In the case of Salame v Sutherland (2016 BCSC 1610) the plaintiff suffered a fractured sternum, left rotator cuff tear, soft tissue injuries, and resulting depressive symptoms as a result of a motor vehicle crash. At the time of the crash the plaintiff, her husband and children all contributed to running multiple family businesses including a laundromat, bookkeeping and security camera installation companies. The plaintiff worked primarily for the laundromat, while her husband focussed on the security camera and bookkeeping companies. As a result of her injuries, the plaintiff was unable to work at the laundromat for a period of time following the crash. During this time her husband took over her duties at the laundromat, however, this required him to turn down approximately $2,000 of security camera installation work. The plaintiff then included this lost income, suffered by her husband’s company, in her income loss claim, where typically, a plaintiff can only claim the lost income they themselves have suffered as a result of their injuries. Fortunately for the plaintiff, she was successful in claiming her husband’s lost income as the court found that the multiple family operated businesses all contributed to a “family pot”, which suffered a loss as a result of the plaintiff’s injuries. Below are the court’s comments in regards to the “family pot” and the loss of income it suffered:
 Ms. Salame and her husband operate the laundromat as a family business and the income earned goes into a “family pot”. The income earned from Mr. Khattab’s side businesses also goes into the “family pot”.

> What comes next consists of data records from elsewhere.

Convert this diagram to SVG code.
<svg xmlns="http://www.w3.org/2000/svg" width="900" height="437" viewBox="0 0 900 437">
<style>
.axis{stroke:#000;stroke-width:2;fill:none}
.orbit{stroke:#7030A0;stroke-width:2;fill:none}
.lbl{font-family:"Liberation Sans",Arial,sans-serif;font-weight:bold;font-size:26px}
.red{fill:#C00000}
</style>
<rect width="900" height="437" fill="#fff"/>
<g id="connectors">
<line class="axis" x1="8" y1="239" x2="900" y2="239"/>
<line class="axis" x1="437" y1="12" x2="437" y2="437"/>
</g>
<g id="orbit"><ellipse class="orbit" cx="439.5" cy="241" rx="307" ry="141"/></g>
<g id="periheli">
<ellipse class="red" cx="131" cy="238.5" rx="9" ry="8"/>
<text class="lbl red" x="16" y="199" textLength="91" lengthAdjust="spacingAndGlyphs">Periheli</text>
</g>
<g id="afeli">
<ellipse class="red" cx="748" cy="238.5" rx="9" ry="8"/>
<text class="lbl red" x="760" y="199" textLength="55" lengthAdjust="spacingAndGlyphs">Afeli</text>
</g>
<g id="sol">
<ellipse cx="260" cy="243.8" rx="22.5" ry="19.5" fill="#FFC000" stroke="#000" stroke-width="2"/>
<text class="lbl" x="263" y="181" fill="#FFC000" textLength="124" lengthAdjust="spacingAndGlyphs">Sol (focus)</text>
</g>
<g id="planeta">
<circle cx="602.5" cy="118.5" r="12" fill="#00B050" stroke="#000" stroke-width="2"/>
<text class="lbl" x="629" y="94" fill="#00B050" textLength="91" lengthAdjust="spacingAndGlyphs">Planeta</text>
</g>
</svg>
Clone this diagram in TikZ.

 During the time that Ms. Salame was not able to work at the laundromat, her duties were assumed by Mr. Khattab, by some of Ms. Salame’s children, and for about a 10-month period of time by the part-time employee, Mr. Weir. Mr. Khattab spent 9 to 10 hours a day, seven days a week at the laundromat. The children worked about 15 hours a week. In February 2014, Mr. Weir was hired. He worked about 17 hours a week between February and November 2014, for a total of slightly less than 700 hours. The children were not paid wages for their work but Mr. Weir was paid wages. The cost to the business for Mr. Weir’s work, including wages and CPP and EI contributions, was $7,870.08.
 Mr. Khattab turned down requests for security camera installations because that work required him to leave the laundromat and Ms. Salame was not able to cover for him. He estimated that he lost about $2,000 in income in 2015 as a result. He turned down this kind of work in 2013 and 2014 as well, but he did not provide an estimate or any evidence of the amount of income lost as a result.

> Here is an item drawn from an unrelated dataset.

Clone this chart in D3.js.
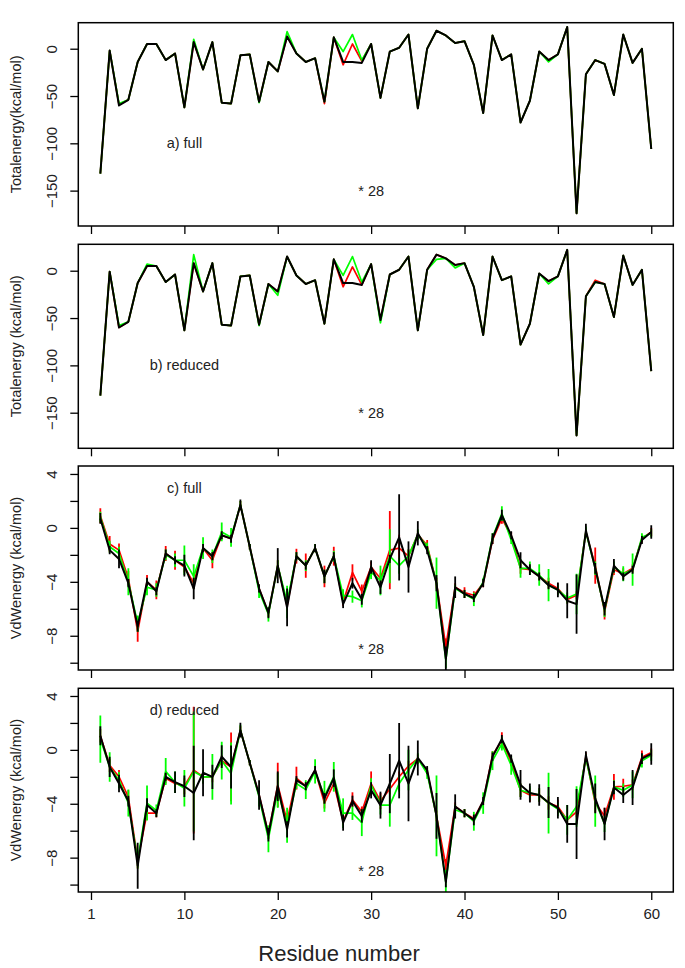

 Similarly, I have no difficulty concluding that Ms. Salame has established a pecuniary loss in an amount equal to the income forgone from the security camera installation business. While she was not personally involved in that business, I am satisfied that it was as much a family business as was the laundromat in that the income from it went into the same family pot. Had an employee been hired to mind the laundromat so that Mr. Khattab could attend to the security camera installation business, the laundromat would have suffered a loss. In Hanson v. Smith, 1990 CanLII 438 (BCSC), a similar situation was held to give rise to a compensable loss of earning capacity. The measure of this aspect of Ms. Salame’s loss is the loss to the security camera installation business. This is difficult to quantify on the evidence before me. I accept Mr. Khattab’s estimate of $2,000 of income forgone in 2015, but there is no evidence of the magnitude of the loss in the earlier years. Ms. Salame’s counsel submits that it is reasonable to infer the loss would be similar each year, but Mr. Khattab did not testify to that effect. Ms. Salame bears the burden of establishing the loss. In the circumstances, she has only established a loss of $2,000 in forgone income from the security camera installation business.
 For the forgoing reasons, I assess Ms. Salame’s damages for past loss of earning capacity, prior to any adjustment for contingencies, at $9,870.08. Again, I will adjust for contingencies later in this judgment.